Your objective. The lines to extract run from the first line of the material below to the line containing "ax.set_ylim(0, 6)", both included; leave the pictures behind.

Given information.
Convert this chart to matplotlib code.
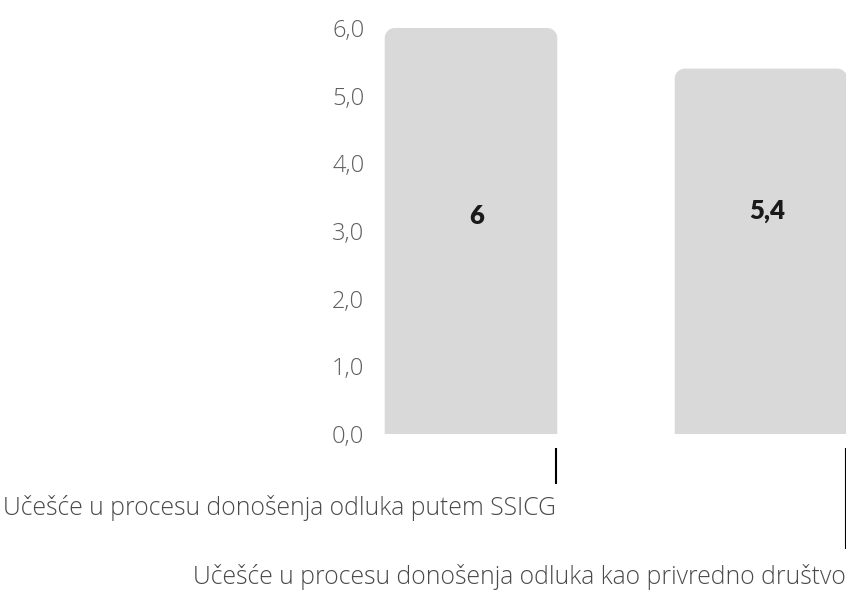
import matplotlib
matplotlib.use("Agg")
import matplotlib.pyplot as plt
from matplotlib.path import Path
from matplotlib.patches import PathPatch

categories = ["Učešće u procesu donošenja odluka putem SSICG",
              "Učešće u procesu donošenja odluka kao privredno društvo"]
values = [6.0, 5.4]
value_labels = ["6", "5,4"]
yticks = [0, 1, 2, 3, 4, 5, 6]
ytick_labels = ["0,0", "1,0", "2,0", "3,0", "4,0", "5,0", "6,0"]

W, H = 846, 590
fig = plt.figure(figsize=(W / 100, H / 100), dpi=100)
sx_px = 290.0
x_left = -0.3 - 12 / sx_px
x_right = 1.32
ax = fig.add_axes([(384 - 12) / W, 1 - 434 / H, (x_right - x_left) * sx_px / W, 406 / H])
ax.set_xlim(x_left, x_right)
ax.set_ylim(0, 6)

bar_w = 0.595
bars = ax.bar(range(len(values)), values, width=bar_w, color="none", edgecolor="none")

# rounded top corners
fig.canvas.draw()
sx = ax.transData.transform((1, 0))[0] - ax.transData.transform((0, 0))[0]
sy = ax.transData.transform((0, 1))[1] - ax.transData.transform((0, 0))[1]
r_px = 10
rx, ry = r_px / sx, r_px / sy
k = 0.5523
for b in bars:
    x0, w, h = b.get_x(), b.get_width(), b.get_height()
    x1 = x0 + w
    verts = [(x0, 0), (x0, h - ry),
             (x0, h - ry + k * ry), (x0 + rx - k * rx, h), (x0 + rx, h),
             (x1 - rx, h),
             (x1 - rx + k * rx, h), (x1, h - ry + k * ry), (x1, h - ry),
             (x1, 0), (x0, 0)]
    codes = [Path.MOVETO, Path.LINETO,
             Path.CURVE4, Path.CURVE4, Path.CURVE4,
             Path.LINETO,
             Path.CURVE4, Path.CURVE4, Path.CURVE4,
             Path.LINETO, Path.CLOSEPOLY]
    ax.add_patch(PathPatch(Path(verts, codes), facecolor="#d9d9d9", edgecolor="none", clip_on=False))

for i, (v, lab) in enumerate(zip(values, value_labels)):
    ax.text(i + 0.02, 3.22 if i == 0 else 3.3, lab, ha="center", va="center",
            fontsize=18.5, fontweight="heavy", family=["Lato", "DejaVu Sans"], color="#1a1a1a")

ax.set_yticks(yticks)
ax.set_yticklabels(ytick_labels, family=["Open Sans", "DejaVu Sans"], fontweight="light",
                   fontsize=17, color="#5e5e5e")
ax.tick_params(axis="y", length=0, pad=5.5)
ax.set_xticks([])
for s in ax.spines.values():
    s.set_visible(False)

# category labels with leader lines at bar right edges
trans = ax.get_xaxis_transform()
line_ends = [-0.123, -0.283]
label_y = [-0.182, -0.352]
for i, cat in enumerate(categories):
    xr = i + bar_w / 2 - 1.5 / sx
    ax.plot([xr, xr], [-0.0345, line_ends[i]], color="black", lw=1.5, transform=trans,
            clip_on=False, solid_capstyle="butt")
    ax.text(xr, label_y[i], cat, ha="right", va="center", transform=trans,
            family=["Open Sans", "DejaVu Sans"], fontweight="light", fontsize=17.8, color="#4a4a4a")

fig.savefig("out.png", dpi=100)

Complete output.
Convert this chart to matplotlib code.
import matplotlib
matplotlib.use("Agg")
import matplotlib.pyplot as plt
from matplotlib.path import Path
from matplotlib.patches import PathPatch

categories = ["Učešće u procesu donošenja odluka putem SSICG",
              "Učešće u procesu donošenja odluka kao privredno društvo"]
values = [6.0, 5.4]
value_labels = ["6", "5,4"]
yticks = [0, 1, 2, 3, 4, 5, 6]
ytick_labels = ["0,0", "1,0", "2,0", "3,0", "4,0", "5,0", "6,0"]

W, H = 846, 590
fig = plt.figure(figsize=(W / 100, H / 100), dpi=100)
sx_px = 290.0
x_left = -0.3 - 12 / sx_px
x_right = 1.32
ax = fig.add_axes([(384 - 12) / W, 1 - 434 / H, (x_right - x_left) * sx_px / W, 406 / H])
ax.set_xlim(x_left, x_right)
ax.set_ylim(0, 6)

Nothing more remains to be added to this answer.